The association is worried hazardous substances and known carcinogens, which are often used in the fracking process, could contaminate drinking water in the region.

The association says companies should be forced through legislation to release detailed information of the chemicals that are added to fracking fluid.

Cansa's Carl Albrecht says, "We don't want any more secrets. We want to know exactly which chemicals have been added at every single fracking site.
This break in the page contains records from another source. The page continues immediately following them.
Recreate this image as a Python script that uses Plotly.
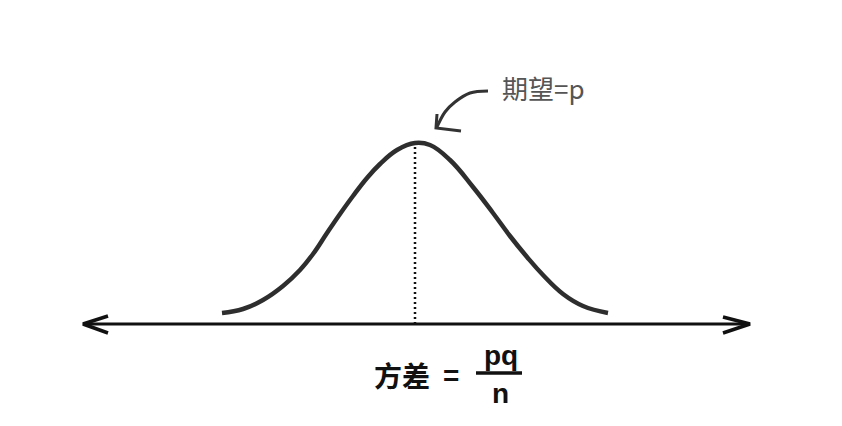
import plotly.graph_objects as go

# Bell curve (x position, height above the axis)
curve_x = [222, 243, 263, 283, 300, 313, 327, 340, 353, 367, 380, 397, 415,
           430, 450, 473, 493, 510, 527, 543, 563, 583, 608]
curve_h = [11, 15, 24, 38, 54, 70, 91, 110, 128, 146, 160, 174, 181,
           179, 164, 137, 111, 88, 67, 49, 30, 18, 11]

mean_x = 415
peak_h = 181
axis_left = 83
axis_right = 750

# Curved pointer arrow of the "期望=p" note
note_arrow_x = [488, 470, 455, 445, 437]
note_arrow_h = [233, 231, 222, 212, 197]
note_head_x = [437, 436, 461]
note_head_h = [210, 196, 193]

note_text = "期望=p"
var_label = "方差"
var_num = "pq"
var_den = "n"

ink = "#2e2e2e"
fig = go.Figure()

# horizontal axis with open arrow heads
fig.add_trace(go.Scatter(x=[axis_left, axis_right], y=[0, 0], mode="lines",
                         line=dict(color="#111", width=3), hoverinfo="skip"))
fig.add_trace(go.Scatter(x=[axis_left + 25, axis_left, axis_left + 25], y=[8, 0, -9], mode="lines",
                         line=dict(color="#111", width=3.5), hoverinfo="skip"))
fig.add_trace(go.Scatter(x=[axis_right - 27, axis_right, axis_right - 27], y=[7, 0, -9], mode="lines",
                         line=dict(color="#111", width=3.5), hoverinfo="skip"))

# dotted mean line
fig.add_trace(go.Scatter(x=[mean_x, mean_x], y=[0, peak_h], mode="lines",
                         line=dict(color="#111", width=2.5, dash="2px,3px"), hoverinfo="skip"))

# bell curve
fig.add_trace(go.Scatter(x=curve_x, y=curve_h, mode="lines", line_shape="spline",
                         line=dict(color=ink, width=4.5, smoothing=1.2), hoverinfo="skip"))

# pointer arrow
fig.add_trace(go.Scatter(x=note_arrow_x, y=note_arrow_h, mode="lines", line_shape="spline",
                         line=dict(color="#333", width=3), hoverinfo="skip"))
fig.add_trace(go.Scatter(x=note_head_x, y=note_head_h, mode="lines",
                         line=dict(color="#333", width=3), hoverinfo="skip"))

# fraction bar
fig.add_trace(go.Scatter(x=[476, 522], y=[-49, -49], mode="lines",
                         line=dict(color="#111", width=3.5), hoverinfo="skip"))

cjk = "Noto Sans CJK SC"
fig.add_annotation(x=500, y=237, text=note_text, showarrow=False, xanchor="left", yanchor="middle",
                   font=dict(family=cjk, size=26, color="#555"))
fig.add_annotation(x=402, y=-51, text="<b>" + var_label + "</b>", showarrow=False,
                   font=dict(family=cjk, size=28, color="#111"))
fig.add_annotation(x=451, y=-51, text="<b>=</b>", showarrow=False,
                   font=dict(family="Liberation Sans", size=28, color="#111"))
fig.add_annotation(x=501, y=-31, text="<b>" + var_num + "</b>", showarrow=False,
                   font=dict(family="Liberation Sans", size=28, color="#111"))
fig.add_annotation(x=500, y=-69, text="<b>" + var_den + "</b>", showarrow=False,
                   font=dict(family="Liberation Sans", size=28, color="#111"))

# the page body adds an 8px offset; shift the ranges to compensate
fig.update_layout(
    width=842, height=426,
    margin=dict(l=0, r=0, t=0, b=0),
    paper_bgcolor="white", plot_bgcolor="white",
    showlegend=False,
    xaxis=dict(range=[8, 850], visible=False, fixedrange=True),
    yaxis=dict(range=[-110, 316], visible=False, fixedrange=True),
)

fig.write_html("out.html")
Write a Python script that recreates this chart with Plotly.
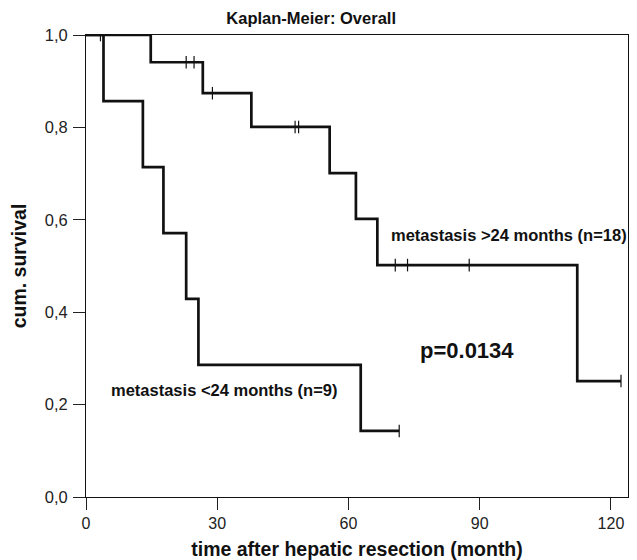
import plotly.graph_objects as go

# Group: metastasis >24 months (n=18)
late_t = [0, 14.8, 26.7, 37.8, 55.7, 61.7, 66.6, 112.3, 122.3]
late_s = [1.0, 0.941, 0.874, 0.801, 0.701, 0.602, 0.502, 0.251, 0.251]
late_cens_t = [3.3, 22.9, 24.7, 28.9, 47.8, 48.6, 70.7, 73.5, 87.6, 122.3]
late_cens_s = [1.0, 0.941, 0.941, 0.874, 0.801, 0.801, 0.502, 0.502, 0.502, 0.251]

# Group: metastasis <24 months (n=9)
early_t = [0, 4.0, 13.0, 17.7, 22.9, 25.7, 62.8, 71.6]
early_s = [1.0, 0.857, 0.714, 0.571, 0.429, 0.286, 0.143, 0.143]
early_cens_t = [71.6]
early_cens_s = [0.143]

x_ticks = [0, 30, 60, 90, 120]
y_ticks = [0.0, 0.2, 0.4, 0.6, 0.8, 1.0]

FONT = "Liberation Sans, Arial, Helvetica, sans-serif"
fig = go.Figure()

for t, s in [(late_t, late_s), (early_t, early_s)]:
    fig.add_trace(go.Scatter(x=t, y=s, mode="lines", line=dict(color="#111111", width=2.7, shape="hv"),
                             showlegend=False, hoverinfo="skip"))
for t, s in [(late_cens_t, late_cens_s), (early_cens_t, early_cens_s)]:
    fig.add_trace(go.Scatter(x=t, y=s, mode="markers",
                             marker=dict(symbol="line-ns", size=9, line=dict(color="#111111", width=1.2)),
                             showlegend=False, hoverinfo="skip"))

fig.add_annotation(x=69.3, y=0.567, text="<b>metastasis &gt;24 months (n=18)</b>", showarrow=False,
                   xanchor="left", yanchor="middle", font=dict(family=FONT, size=16.5, color="#111111"))
fig.add_annotation(x=5.3, y=0.232, text="<b>metastasis &lt;24 months (n=9)</b>", showarrow=False,
                   xanchor="left", yanchor="middle", font=dict(family=FONT, size=16.5, color="#111111"))
fig.add_annotation(x=87.1, y=0.318, text="<b>p=0.0134</b>", showarrow=False,
                   xanchor="center", yanchor="middle", font=dict(family=FONT, size=22, color="#111111"))

# page body has an 8px default margin, so the figure is sized to fit the window
fig.update_layout(
    width=629, height=552,
    margin=dict(l=78, r=9, t=27, b=63),
    paper_bgcolor="white", plot_bgcolor="white",
    separators=",.",
    font=dict(family=FONT, color="#222222"),
    title=dict(text="<b>Kaplan-Meier: Overall</b>", x=0.482, xanchor="center", y=0.982, yanchor="middle",
               yref="container", font=dict(family=FONT, size=16.5, color="#111111")),
    xaxis=dict(range=[0, 123.9], tickvals=x_ticks, ticks="outside", ticklen=12, tickwidth=1, tickcolor="#222222",
               showline=True, linecolor="#111111", linewidth=1, mirror=True, showgrid=False, zeroline=False,
               automargin=False, tickfont=dict(size=16, color="#222222"), ticklabelstandoff=0,
               title=dict(text="<b>time after hepatic resection (month)</b>", font=dict(size=19.5, color="#111111"), standoff=11)),
    yaxis=dict(range=[0, 1.0], tickvals=y_ticks, tickformat=".1f", ticks="outside", ticklen=12, tickwidth=1,
               tickcolor="#222222", showline=True, linecolor="#111111", linewidth=1, mirror=True, showgrid=False,
               zeroline=False, automargin=False, tickfont=dict(size=16.5, color="#222222"), ticklabelstandoff=2,
               title=dict(text="<b>cum. survival</b>", font=dict(size=19.5, color="#111111"), standoff=12)),
)

fig.write_html("out.html")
We're also saying to government; give us the information concerning the quality of the water before, during and after fracking."
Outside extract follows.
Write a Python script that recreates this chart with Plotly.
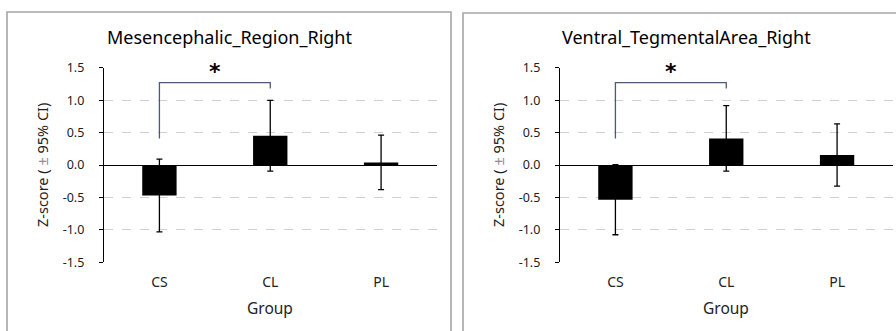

At the same time, a Dublin-based company, looking to frack for shale gas in the Karoo, is applying for the right to conduct seismic tests.

The proposed application area will cover nearly 2,500 farms.

Falcon Oil and Gas has kicked off the application process by revising its environmental management plan before consulting with affected landowners.

Falcon's exploration project involves collecting seismic data through the so called "shot hole" method.

This will provide the company with a picture of the geological layers in the region.

Falcon has to submit its proposal to Petroleum Agency South Africa before 27 February.

SRK Consulting Africa's Chris Dalgliesh, who is working on the project, says affected landowners will be consulted over the next few weeks.

"We have identified six or seven key issues and we think at this stage most of those can be mitigated but part of what we are doing now is entering into the consultation phase."